> [What you will do]:
Leave out the images; return the rest of the data exactly.

== Raw data

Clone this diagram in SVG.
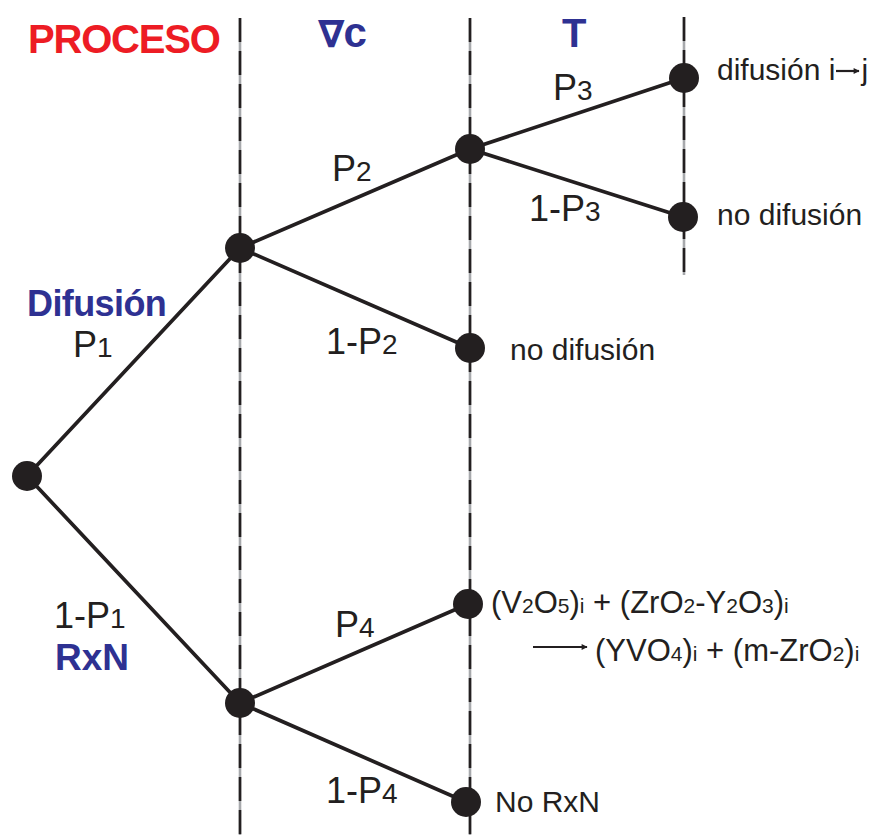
<svg xmlns="http://www.w3.org/2000/svg" width="874" height="835" viewBox="0 0 874 835">
<defs>
<style>
.t{font-family:"Liberation Sans",Arial,sans-serif;fill:#231f20}
.lbl{font-size:36px}
.sub{font-size:28px}
.sm{font-size:30px}
.fm{font-size:31px}
.ssub{font-size:21px}
.bold{font-weight:bold}
.blue{fill:#2e3192}
.red{fill:#ed1c24}
.edge{stroke:#231f20;stroke-width:3.7;fill:none;stroke-linecap:round}
.gl{stroke:#a7a9ac;stroke-width:2.6}
.dl{stroke:#231f20;stroke-width:2.6;stroke-dasharray:24 9}
.nd{fill:#231f20}
</style>
<marker id="ah" viewBox="0 0 10 10" refX="9" refY="5" markerWidth="7" markerHeight="6" orient="auto" markerUnits="userSpaceOnUse">
<path d="M0,0 L10,5 L0,10 z" fill="#231f20"/>
</marker>
<marker id="ah2" viewBox="0 0 10 10" refX="9" refY="5" markerWidth="9" markerHeight="6" orient="auto" markerUnits="userSpaceOnUse">
<path d="M0,0 L10,5 L0,10 z" fill="#231f20"/>
</marker>
</defs>
<rect width="874" height="835" fill="#ffffff"/>
<g id="guides">
<line class="gl" x1="240" y1="18" x2="240" y2="835"/>
<line class="dl" x1="240" y1="18" x2="240" y2="835"/>
<line class="gl" x1="470" y1="18" x2="470" y2="835"/>
<line class="dl" x1="470" y1="18" x2="470" y2="835"/>
<line class="gl" x1="684" y1="17" x2="684" y2="275"/>
<line class="dl" x1="684" y1="17" x2="684" y2="275"/>
</g>
<g id="headers">
<text class="t bold red" x="28" y="53" font-size="40" letter-spacing="-1.2">PROCESO</text>
<text class="t bold blue" x="318" y="47" font-size="42"><tspan font-family="DejaVu Sans,sans-serif" font-weight="bold" font-size="38">∇</tspan><tspan dx="-1">c</tspan></text>
<text class="t bold blue" x="562" y="47" font-size="40">T</text>
</g>
<g id="connectors">
<line class="edge" x1="27" y1="476" x2="240" y2="248"/>
<line class="edge" x1="27" y1="476" x2="240" y2="703"/>
<line class="edge" x1="240" y1="248" x2="470" y2="149"/>
<line class="edge" x1="240" y1="248" x2="470" y2="348"/>
<line class="edge" x1="470" y1="149" x2="684" y2="78"/>
<line class="edge" x1="470" y1="149" x2="683" y2="217"/>
<line class="edge" x1="240" y1="703" x2="468" y2="604"/>
<line class="edge" x1="240" y1="703" x2="466" y2="802"/>
</g>
<g id="n-root"><circle class="nd" cx="27" cy="476" r="15"/></g>
<g id="n-difusion"><circle class="nd" cx="240" cy="248" r="15"/></g>
<g id="n-rxn"><circle class="nd" cx="240" cy="703" r="15"/></g>
<g id="n-grad"><circle class="nd" cx="470" cy="149" r="15"/></g>
<g id="n-nodif1"><circle class="nd" cx="470" cy="348" r="15"/>
<text class="t sm" x="510" y="360">no difusión</text></g>
<g id="n-dif-ij"><circle class="nd" cx="684" cy="78" r="15"/>
<text class="t sm" x="717" y="80">difusión i<tspan dx="26">j</tspan></text>
<line x1="836" y1="71" x2="859" y2="71" stroke="#231f20" stroke-width="2.2" marker-end="url(#ah)"/></g>
<g id="n-nodif2"><circle class="nd" cx="683" cy="217" r="15"/>
<text class="t sm" x="717" y="225">no difusión</text></g>
<g id="n-reaction"><circle class="nd" cx="468" cy="604" r="15"/>
<text class="t fm" x="491" y="613">(V<tspan class="ssub">2</tspan>O<tspan class="ssub">5</tspan>)<tspan class="ssub">i</tspan> + (ZrO<tspan class="ssub">2</tspan>-Y<tspan class="ssub">2</tspan>O<tspan class="ssub">3</tspan>)<tspan class="ssub">i</tspan></text>
<line x1="533" y1="647" x2="587" y2="647" stroke="#231f20" stroke-width="2" marker-end="url(#ah2)"/>
<text class="t fm" x="595" y="661">(YVO<tspan class="ssub">4</tspan>)<tspan class="ssub">i</tspan> + (m-ZrO<tspan class="ssub">2</tspan>)<tspan class="ssub">i</tspan></text></g>
<g id="n-norxn"><circle class="nd" cx="466" cy="802" r="15"/>
<text class="t sm" x="495" y="812">No RxN</text></g>
<g id="labels">
<text class="t bold blue" x="27" y="316" font-size="36" letter-spacing="-0.6">Difusión</text>
<text class="t lbl" x="73" y="357">P<tspan class="sub">1</tspan></text>
<text class="t lbl" x="54" y="628">1-P<tspan class="sub">1</tspan></text>
<text class="t bold blue" x="55" y="670" font-size="37">RxN</text>
<text class="t lbl" x="332" y="181">P<tspan class="sub">2</tspan></text>
<text class="t lbl" x="326" y="354">1-P<tspan class="sub">2</tspan></text>
<text class="t lbl" x="553" y="100">P<tspan class="sub">3</tspan></text>
<text class="t lbl" x="529" y="221">1-P<tspan class="sub">3</tspan></text>
<text class="t lbl" x="335" y="637">P<tspan class="sub">4</tspan></text>
<text class="t lbl" x="326" y="803">1-P<tspan class="sub">4</tspan></text>
</g>
</svg>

====

> [Correct result]:
Clone this diagram in SVG.
<svg xmlns="http://www.w3.org/2000/svg" width="874" height="835" viewBox="0 0 874 835">
<defs>
<style>
.t{font-family:"Liberation Sans",Arial,sans-serif;fill:#231f20}
.lbl{font-size:36px}
.sub{font-size:28px}
.sm{font-size:30px}
.fm{font-size:31px}
.ssub{font-size:21px}
.bold{font-weight:bold}
.blue{fill:#2e3192}
.red{fill:#ed1c24}
.edge{stroke:#231f20;stroke-width:3.7;fill:none;stroke-linecap:round}
.gl{stroke:#a7a9ac;stroke-width:2.6}
.dl{stroke:#231f20;stroke-width:2.6;stroke-dasharray:24 9}
.nd{fill:#231f20}
</style>
<marker id="ah" viewBox="0 0 10 10" refX="9" refY="5" markerWidth="7" markerHeight="6" orient="auto" markerUnits="userSpaceOnUse">
<path d="M0,0 L10,5 L0,10 z" fill="#231f20"/>
</marker>
<marker id="ah2" viewBox="0 0 10 10" refX="9" refY="5" markerWidth="9" markerHeight="6" orient="auto" markerUnits="userSpaceOnUse">
<path d="M0,0 L10,5 L0,10 z" fill="#231f20"/>
</marker>
</defs>
<rect width="874" height="835" fill="#ffffff"/>
<g id="guides">
<line class="gl" x1="240" y1="18" x2="240" y2="835"/>
<line class="dl" x1="240" y1="18" x2="240" y2="835"/>
<line class="gl" x1="470" y1="18" x2="470" y2="835"/>
<line class="dl" x1="470" y1="18" x2="470" y2="835"/>
<line class="gl" x1="684" y1="17" x2="684" y2="275"/>
<line class="dl" x1="684" y1="17" x2="684" y2="275"/>
</g>
<g id="headers">
<text class="t bold red" x="28" y="53" font-size="40" letter-spacing="-1.2">PROCESO</text>
<text class="t bold blue" x="318" y="47" font-size="42"><tspan font-family="DejaVu Sans,sans-serif" font-weight="bold" font-size="38">∇</tspan><tspan dx="-1">c</tspan></text>
<text class="t bold blue" x="562" y="47" font-size="40">T</text>
</g>
<g id="connectors">
<line class="edge" x1="27" y1="476" x2="240" y2="248"/>
<line class="edge" x1="27" y1="476" x2="240" y2="703"/>
<line class="edge" x1="240" y1="248" x2="470" y2="149"/>
<line class="edge" x1="240" y1="248" x2="470" y2="348"/>
<line class="edge" x1="470" y1="149" x2="684" y2="78"/>
<line class="edge" x1="470" y1="149" x2="683" y2="217"/>
<line class="edge" x1="240" y1="703" x2="468" y2="604"/>
<line class="edge" x1="240" y1="703" x2="466" y2="802"/>
</g>
<g id="n-root"><circle class="nd" cx="27" cy="476" r="15"/></g>
<g id="n-difusion"><circle class="nd" cx="240" cy="248" r="15"/></g>
<g id="n-rxn"><circle class="nd" cx="240" cy="703" r="15"/></g>
<g id="n-grad"><circle class="nd" cx="470" cy="149" r="15"/></g>
<g id="n-nodif1"><circle class="nd" cx="470" cy="348" r="15"/>
<text class="t sm" x="510" y="360">no difusión</text></g>
<g id="n-dif-ij"><circle class="nd" cx="684" cy="78" r="15"/>
<text class="t sm" x="717" y="80">difusión i<tspan dx="26">j</tspan></text>
<line x1="836" y1="71" x2="859" y2="71" stroke="#231f20" stroke-width="2.2" marker-end="url(#ah)"/></g>
<g id="n-nodif2"><circle class="nd" cx="683" cy="217" r="15"/>
<text class="t sm" x="717" y="225">no difusión</text></g>
<g id="n-reaction"><circle class="nd" cx="468" cy="604" r="15"/>
<text class="t fm" x="491" y="613">(V<tspan class="ssub">2</tspan>O<tspan class="ssub">5</tspan>)<tspan class="ssub">i</tspan> + (ZrO<tspan class="ssub">2</tspan>-Y<tspan class="ssub">2</tspan>O<tspan class="ssub">3</tspan>)<tspan class="ssub">i</tspan></text>
<line x1="533" y1="647" x2="587" y2="647" stroke="#231f20" stroke-width="2" marker-end="url(#ah2)"/>
<text class="t fm" x="595" y="661">(YVO<tspan class="ssub">4</tspan>)<tspan class="ssub">i</tspan> + (m-ZrO<tspan class="ssub">2</tspan>)<tspan class="ssub">i</tspan></text></g>
<g id="n-norxn"><circle class="nd" cx="466" cy="802" r="15"/>
<text class="t sm" x="495" y="812">No RxN</text></g>
<g id="labels">
<text class="t bold blue" x="27" y="316" font-size="36" letter-spacing="-0.6">Difusión</text>
<text class="t lbl" x="73" y="357">P<tspan class="sub">1</tspan></text>
<text class="t lbl" x="54" y="628">1-P<tspan class="sub">1</tspan></text>
<text class="t bold blue" x="55" y="670" font-size="37">RxN</text>
<text class="t lbl" x="332" y="181">P<tspan class="sub">2</tspan></text>
<text class="t lbl" x="326" y="354">1-P<tspan class="sub">2</tspan></text>
<text class="t lbl" x="553" y="100">P<tspan class="sub">3</tspan></text>
<text class="t lbl" x="529" y="221">1-P<tspan class="sub">3</tspan></text>
<text class="t lbl" x="335" y="637">P<tspan class="sub">4</tspan></text>
<text class="t lbl" x="326" y="803">1-P<tspan class="sub">4</tspan></text>
</g>
</svg>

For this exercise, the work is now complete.